==== Stored data ====

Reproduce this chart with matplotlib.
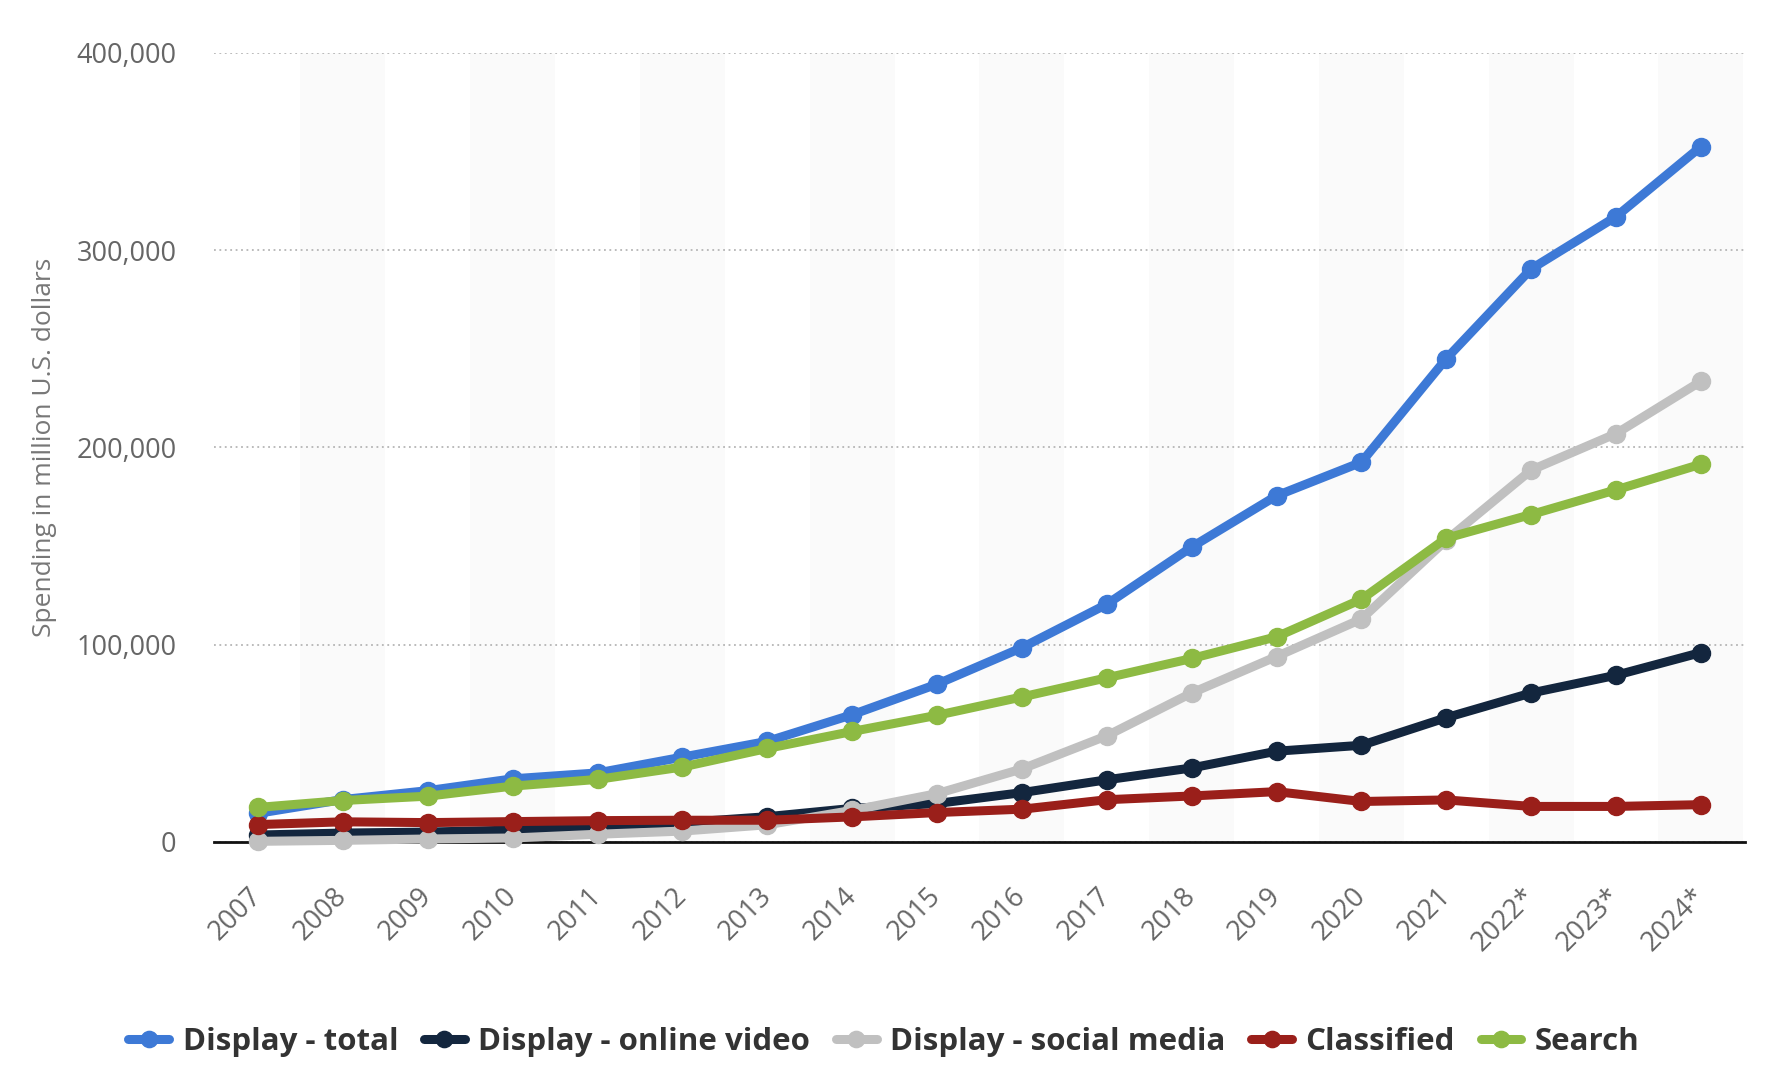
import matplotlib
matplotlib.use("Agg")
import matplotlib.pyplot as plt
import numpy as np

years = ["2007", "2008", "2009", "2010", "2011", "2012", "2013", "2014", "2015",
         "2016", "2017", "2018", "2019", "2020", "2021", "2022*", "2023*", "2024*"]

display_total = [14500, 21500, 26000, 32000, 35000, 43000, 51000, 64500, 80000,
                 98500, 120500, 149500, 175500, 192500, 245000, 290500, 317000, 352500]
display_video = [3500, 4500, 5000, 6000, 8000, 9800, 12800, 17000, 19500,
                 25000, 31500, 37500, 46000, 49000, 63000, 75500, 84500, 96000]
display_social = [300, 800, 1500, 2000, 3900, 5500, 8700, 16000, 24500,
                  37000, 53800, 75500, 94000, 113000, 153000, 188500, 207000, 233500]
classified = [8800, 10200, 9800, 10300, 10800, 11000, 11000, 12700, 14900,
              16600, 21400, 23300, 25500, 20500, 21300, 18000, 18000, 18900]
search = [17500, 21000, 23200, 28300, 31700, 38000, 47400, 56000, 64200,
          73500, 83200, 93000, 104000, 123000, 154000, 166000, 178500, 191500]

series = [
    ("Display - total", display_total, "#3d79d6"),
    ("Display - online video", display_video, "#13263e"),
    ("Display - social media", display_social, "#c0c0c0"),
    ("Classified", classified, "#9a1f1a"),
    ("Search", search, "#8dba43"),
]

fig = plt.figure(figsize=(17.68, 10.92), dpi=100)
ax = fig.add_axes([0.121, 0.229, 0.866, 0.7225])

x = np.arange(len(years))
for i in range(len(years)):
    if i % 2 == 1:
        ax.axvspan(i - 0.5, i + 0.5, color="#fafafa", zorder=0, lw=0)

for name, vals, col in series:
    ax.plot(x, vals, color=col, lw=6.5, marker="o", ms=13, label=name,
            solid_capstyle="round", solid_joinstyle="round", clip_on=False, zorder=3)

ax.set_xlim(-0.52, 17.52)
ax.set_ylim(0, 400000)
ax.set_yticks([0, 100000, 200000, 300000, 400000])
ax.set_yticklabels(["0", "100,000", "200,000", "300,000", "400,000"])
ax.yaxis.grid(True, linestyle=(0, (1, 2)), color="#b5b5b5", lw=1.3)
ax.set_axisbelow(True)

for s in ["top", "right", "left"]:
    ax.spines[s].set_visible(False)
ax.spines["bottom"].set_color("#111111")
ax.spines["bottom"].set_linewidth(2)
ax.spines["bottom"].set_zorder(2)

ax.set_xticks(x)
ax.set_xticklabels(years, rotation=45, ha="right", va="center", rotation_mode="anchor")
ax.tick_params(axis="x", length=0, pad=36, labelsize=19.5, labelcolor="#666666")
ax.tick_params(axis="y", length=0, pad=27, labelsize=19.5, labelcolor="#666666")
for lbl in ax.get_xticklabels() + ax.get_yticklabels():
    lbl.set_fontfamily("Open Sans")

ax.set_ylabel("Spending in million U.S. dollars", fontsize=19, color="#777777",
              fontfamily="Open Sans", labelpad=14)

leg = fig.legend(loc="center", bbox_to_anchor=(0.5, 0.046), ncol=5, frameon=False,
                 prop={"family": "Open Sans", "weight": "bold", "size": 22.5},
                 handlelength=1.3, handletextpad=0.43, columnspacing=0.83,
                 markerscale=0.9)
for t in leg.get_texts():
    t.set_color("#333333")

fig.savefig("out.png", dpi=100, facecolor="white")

====

▶ [Written task]:
Leave out the pictures and reproduce the rest of the listing exactly.

▶ [Exercise answer]:
Reproduce this chart with matplotlib.
import matplotlib
matplotlib.use("Agg")
import matplotlib.pyplot as plt
import numpy as np

years = ["2007", "2008", "2009", "2010", "2011", "2012", "2013", "2014", "2015",
         "2016", "2017", "2018", "2019", "2020", "2021", "2022*", "2023*", "2024*"]

display_total = [14500, 21500, 26000, 32000, 35000, 43000, 51000, 64500, 80000,
                 98500, 120500, 149500, 175500, 192500, 245000, 290500, 317000, 352500]
display_video = [3500, 4500, 5000, 6000, 8000, 9800, 12800, 17000, 19500,
                 25000, 31500, 37500, 46000, 49000, 63000, 75500, 84500, 96000]
display_social = [300, 800, 1500, 2000, 3900, 5500, 8700, 16000, 24500,
                  37000, 53800, 75500, 94000, 113000, 153000, 188500, 207000, 233500]
classified = [8800, 10200, 9800, 10300, 10800, 11000, 11000, 12700, 14900,
              16600, 21400, 23300, 25500, 20500, 21300, 18000, 18000, 18900]
search = [17500, 21000, 23200, 28300, 31700, 38000, 47400, 56000, 64200,
          73500, 83200, 93000, 104000, 123000, 154000, 166000, 178500, 191500]

series = [
    ("Display - total", display_total, "#3d79d6"),
    ("Display - online video", display_video, "#13263e"),
    ("Display - social media", display_social, "#c0c0c0"),
    ("Classified", classified, "#9a1f1a"),
    ("Search", search, "#8dba43"),
]

fig = plt.figure(figsize=(17.68, 10.92), dpi=100)
ax = fig.add_axes([0.121, 0.229, 0.866, 0.7225])

x = np.arange(len(years))
for i in range(len(years)):
    if i % 2 == 1:
        ax.axvspan(i - 0.5, i + 0.5, color="#fafafa", zorder=0, lw=0)

for name, vals, col in series:
    ax.plot(x, vals, color=col, lw=6.5, marker="o", ms=13, label=name,
            solid_capstyle="round", solid_joinstyle="round", clip_on=False, zorder=3)

ax.set_xlim(-0.52, 17.52)
ax.set_ylim(0, 400000)
ax.set_yticks([0, 100000, 200000, 300000, 400000])
ax.set_yticklabels(["0", "100,000", "200,000", "300,000", "400,000"])
ax.yaxis.grid(True, linestyle=(0, (1, 2)), color="#b5b5b5", lw=1.3)
ax.set_axisbelow(True)

for s in ["top", "right", "left"]:
    ax.spines[s].set_visible(False)
ax.spines["bottom"].set_color("#111111")
ax.spines["bottom"].set_linewidth(2)
ax.spines["bottom"].set_zorder(2)

ax.set_xticks(x)
ax.set_xticklabels(years, rotation=45, ha="right", va="center", rotation_mode="anchor")
ax.tick_params(axis="x", length=0, pad=36, labelsize=19.5, labelcolor="#666666")
ax.tick_params(axis="y", length=0, pad=27, labelsize=19.5, labelcolor="#666666")
for lbl in ax.get_xticklabels() + ax.get_yticklabels():
    lbl.set_fontfamily("Open Sans")

ax.set_ylabel("Spending in million U.S. dollars", fontsize=19, color="#777777",
              fontfamily="Open Sans", labelpad=14)

leg = fig.legend(loc="center", bbox_to_anchor=(0.5, 0.046), ncol=5, frameon=False,
                 prop={"family": "Open Sans", "weight": "bold", "size": 22.5},
                 handlelength=1.3, handletextpad=0.43, columnspacing=0.83,
                 markerscale=0.9)
for t in leg.get_texts():
    t.set_color("#333333")

fig.savefig("out.png", dpi=100, facecolor="white")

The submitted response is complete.